**Problem description**
Pull out every line containing the string "this".

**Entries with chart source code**
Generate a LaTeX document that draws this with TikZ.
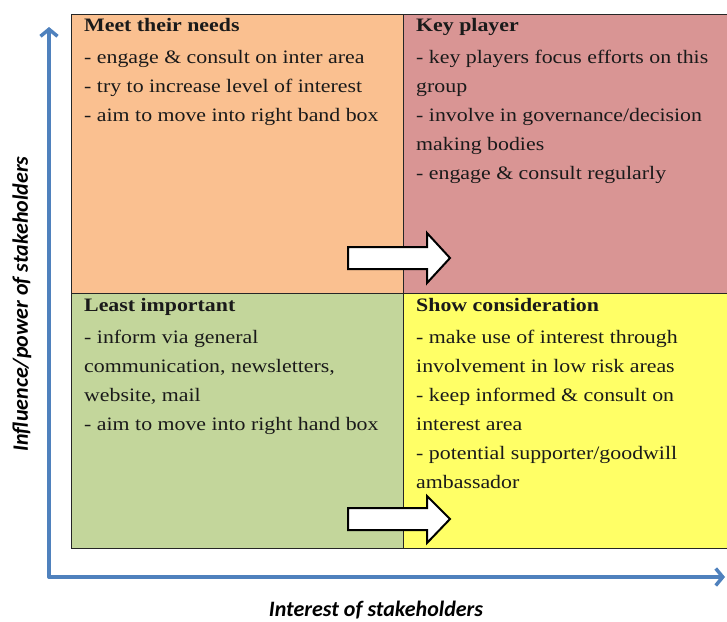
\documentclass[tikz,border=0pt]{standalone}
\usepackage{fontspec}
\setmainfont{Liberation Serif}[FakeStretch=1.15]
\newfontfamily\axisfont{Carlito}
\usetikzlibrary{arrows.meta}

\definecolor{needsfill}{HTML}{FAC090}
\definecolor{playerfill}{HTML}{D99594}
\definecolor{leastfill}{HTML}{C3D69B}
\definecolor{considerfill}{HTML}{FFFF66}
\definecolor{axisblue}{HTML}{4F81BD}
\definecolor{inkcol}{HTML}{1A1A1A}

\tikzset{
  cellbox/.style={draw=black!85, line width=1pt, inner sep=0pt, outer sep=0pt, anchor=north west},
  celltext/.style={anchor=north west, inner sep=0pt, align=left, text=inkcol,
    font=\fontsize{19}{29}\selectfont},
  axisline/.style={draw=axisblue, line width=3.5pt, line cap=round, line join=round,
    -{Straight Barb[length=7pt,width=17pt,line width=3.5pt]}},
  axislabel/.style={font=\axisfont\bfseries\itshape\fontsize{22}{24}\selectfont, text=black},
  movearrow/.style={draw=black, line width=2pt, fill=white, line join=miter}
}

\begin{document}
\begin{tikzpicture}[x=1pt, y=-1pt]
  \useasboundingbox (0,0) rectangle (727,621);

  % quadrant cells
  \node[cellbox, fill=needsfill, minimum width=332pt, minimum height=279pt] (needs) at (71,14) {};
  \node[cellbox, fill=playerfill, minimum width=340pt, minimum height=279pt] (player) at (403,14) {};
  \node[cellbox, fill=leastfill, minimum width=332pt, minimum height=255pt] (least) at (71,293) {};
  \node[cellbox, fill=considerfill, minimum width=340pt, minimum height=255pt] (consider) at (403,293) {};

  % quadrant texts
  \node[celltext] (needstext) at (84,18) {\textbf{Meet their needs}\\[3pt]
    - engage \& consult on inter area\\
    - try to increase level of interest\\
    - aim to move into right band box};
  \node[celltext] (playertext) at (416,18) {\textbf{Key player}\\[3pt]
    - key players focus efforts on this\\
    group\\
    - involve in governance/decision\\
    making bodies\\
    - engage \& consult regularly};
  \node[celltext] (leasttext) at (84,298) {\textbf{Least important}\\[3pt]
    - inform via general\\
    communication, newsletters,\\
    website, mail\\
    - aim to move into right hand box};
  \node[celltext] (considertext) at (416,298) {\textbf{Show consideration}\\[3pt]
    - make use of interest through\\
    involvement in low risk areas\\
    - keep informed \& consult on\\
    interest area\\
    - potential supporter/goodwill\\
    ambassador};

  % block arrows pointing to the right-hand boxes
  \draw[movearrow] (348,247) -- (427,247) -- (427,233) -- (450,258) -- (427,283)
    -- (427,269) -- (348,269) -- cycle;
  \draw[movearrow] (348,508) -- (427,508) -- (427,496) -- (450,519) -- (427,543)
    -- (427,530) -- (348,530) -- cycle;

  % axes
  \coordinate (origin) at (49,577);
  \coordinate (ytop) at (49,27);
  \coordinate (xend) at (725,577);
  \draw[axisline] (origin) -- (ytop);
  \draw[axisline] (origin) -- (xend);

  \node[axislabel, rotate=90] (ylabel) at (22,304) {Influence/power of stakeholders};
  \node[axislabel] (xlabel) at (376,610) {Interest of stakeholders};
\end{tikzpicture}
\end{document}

* * *

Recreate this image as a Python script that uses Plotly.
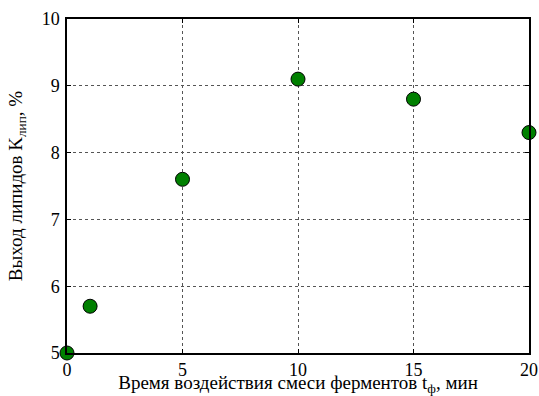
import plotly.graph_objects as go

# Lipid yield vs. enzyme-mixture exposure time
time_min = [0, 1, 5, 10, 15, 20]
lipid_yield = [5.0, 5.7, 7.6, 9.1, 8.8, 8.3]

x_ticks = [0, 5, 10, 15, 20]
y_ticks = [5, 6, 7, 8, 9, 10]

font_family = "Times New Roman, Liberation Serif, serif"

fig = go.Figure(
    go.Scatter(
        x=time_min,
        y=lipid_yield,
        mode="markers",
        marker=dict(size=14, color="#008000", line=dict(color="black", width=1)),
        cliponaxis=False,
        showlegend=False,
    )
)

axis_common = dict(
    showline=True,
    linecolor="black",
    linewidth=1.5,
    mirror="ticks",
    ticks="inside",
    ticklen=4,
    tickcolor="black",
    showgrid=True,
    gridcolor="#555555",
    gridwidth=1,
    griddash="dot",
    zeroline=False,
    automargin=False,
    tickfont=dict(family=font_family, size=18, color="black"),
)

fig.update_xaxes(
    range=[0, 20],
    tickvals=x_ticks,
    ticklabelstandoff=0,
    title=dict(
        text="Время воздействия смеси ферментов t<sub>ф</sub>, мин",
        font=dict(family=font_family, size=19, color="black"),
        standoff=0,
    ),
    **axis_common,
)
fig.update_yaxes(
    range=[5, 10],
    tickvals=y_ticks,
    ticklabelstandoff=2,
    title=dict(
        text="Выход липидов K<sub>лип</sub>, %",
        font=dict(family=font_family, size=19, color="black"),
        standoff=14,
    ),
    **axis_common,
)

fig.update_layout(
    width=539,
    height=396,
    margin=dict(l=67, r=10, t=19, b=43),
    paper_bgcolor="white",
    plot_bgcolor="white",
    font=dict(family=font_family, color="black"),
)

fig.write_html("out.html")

**Exercise answer**
Generate a LaTeX document that draws this with TikZ.
    - key players focus efforts on this\\
Recreate this image as a Python script that uses Plotly.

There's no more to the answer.